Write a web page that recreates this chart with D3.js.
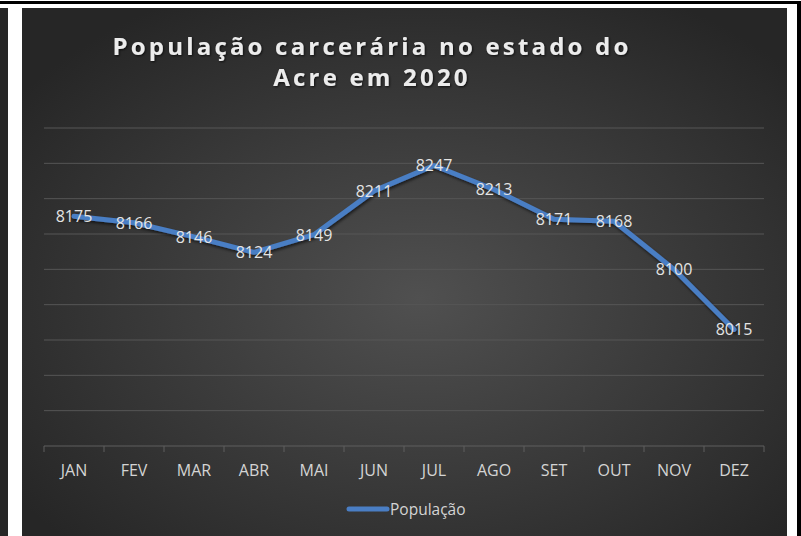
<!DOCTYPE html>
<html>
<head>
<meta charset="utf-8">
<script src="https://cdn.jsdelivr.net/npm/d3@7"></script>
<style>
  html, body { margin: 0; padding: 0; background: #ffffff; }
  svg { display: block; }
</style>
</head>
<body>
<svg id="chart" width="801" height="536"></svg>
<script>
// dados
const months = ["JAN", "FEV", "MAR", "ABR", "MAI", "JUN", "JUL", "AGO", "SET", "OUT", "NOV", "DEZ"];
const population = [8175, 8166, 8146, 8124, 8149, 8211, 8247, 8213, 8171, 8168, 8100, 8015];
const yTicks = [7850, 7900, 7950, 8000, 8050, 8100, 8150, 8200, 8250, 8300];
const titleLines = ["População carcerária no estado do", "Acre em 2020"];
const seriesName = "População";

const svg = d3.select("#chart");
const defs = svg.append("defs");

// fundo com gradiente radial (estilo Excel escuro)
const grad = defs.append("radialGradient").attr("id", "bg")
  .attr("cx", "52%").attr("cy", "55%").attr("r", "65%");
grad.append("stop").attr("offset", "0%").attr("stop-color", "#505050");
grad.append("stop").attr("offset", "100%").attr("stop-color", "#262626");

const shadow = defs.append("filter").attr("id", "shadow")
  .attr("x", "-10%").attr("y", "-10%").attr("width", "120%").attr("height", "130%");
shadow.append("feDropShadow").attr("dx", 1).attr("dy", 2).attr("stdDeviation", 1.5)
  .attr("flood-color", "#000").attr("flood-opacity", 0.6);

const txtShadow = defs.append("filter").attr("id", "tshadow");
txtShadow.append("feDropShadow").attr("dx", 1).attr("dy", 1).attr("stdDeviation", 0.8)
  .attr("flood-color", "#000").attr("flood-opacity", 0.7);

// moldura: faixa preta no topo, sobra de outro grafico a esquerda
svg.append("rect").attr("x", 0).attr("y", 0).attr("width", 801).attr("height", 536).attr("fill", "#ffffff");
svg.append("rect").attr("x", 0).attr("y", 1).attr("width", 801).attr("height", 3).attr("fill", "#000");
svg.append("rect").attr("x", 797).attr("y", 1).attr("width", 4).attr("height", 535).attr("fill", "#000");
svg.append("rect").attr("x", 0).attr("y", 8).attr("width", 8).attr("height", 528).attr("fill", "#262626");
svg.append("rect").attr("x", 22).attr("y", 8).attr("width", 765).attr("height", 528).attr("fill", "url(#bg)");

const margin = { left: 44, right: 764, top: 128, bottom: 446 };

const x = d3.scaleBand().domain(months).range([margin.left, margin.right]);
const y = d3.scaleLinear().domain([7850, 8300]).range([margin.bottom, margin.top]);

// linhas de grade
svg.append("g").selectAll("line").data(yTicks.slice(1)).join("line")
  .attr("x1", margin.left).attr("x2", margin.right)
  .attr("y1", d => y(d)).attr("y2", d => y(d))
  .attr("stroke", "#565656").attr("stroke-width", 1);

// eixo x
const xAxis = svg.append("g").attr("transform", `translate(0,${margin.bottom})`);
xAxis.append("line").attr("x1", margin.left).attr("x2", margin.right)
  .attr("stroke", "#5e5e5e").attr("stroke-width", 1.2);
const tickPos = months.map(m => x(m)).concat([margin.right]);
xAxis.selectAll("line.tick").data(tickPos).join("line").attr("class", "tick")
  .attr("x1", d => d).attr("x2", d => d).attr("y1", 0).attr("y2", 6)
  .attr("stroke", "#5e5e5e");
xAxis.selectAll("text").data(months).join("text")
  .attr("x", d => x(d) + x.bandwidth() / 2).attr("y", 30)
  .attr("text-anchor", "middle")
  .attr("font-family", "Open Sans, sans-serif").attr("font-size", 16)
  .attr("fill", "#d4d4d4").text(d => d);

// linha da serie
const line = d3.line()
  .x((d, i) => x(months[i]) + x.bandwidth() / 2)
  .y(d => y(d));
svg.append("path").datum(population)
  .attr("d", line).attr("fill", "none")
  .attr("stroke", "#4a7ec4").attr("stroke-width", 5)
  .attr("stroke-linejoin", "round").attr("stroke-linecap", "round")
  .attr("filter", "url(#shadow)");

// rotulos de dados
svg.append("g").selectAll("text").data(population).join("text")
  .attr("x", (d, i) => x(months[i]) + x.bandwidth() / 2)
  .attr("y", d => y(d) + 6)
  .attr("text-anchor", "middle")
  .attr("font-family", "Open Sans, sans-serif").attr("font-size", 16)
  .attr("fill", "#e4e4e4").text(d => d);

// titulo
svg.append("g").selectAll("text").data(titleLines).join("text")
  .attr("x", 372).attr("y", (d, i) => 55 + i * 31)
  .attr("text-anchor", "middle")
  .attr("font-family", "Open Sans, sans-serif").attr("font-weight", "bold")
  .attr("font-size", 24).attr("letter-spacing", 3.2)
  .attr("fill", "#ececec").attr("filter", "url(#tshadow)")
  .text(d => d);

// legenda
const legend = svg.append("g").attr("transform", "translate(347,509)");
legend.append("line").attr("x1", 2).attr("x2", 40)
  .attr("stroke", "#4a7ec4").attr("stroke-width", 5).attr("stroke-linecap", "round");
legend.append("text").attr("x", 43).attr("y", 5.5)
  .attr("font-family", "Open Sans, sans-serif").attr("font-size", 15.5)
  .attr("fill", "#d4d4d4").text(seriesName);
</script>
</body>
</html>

> Problem description: Copy out every line that includes the word "chart".

> Answer in full:
Write a web page that recreates this chart with D3.js.
<svg id="chart" width="801" height="536"></svg>
const svg = d3.select("#chart");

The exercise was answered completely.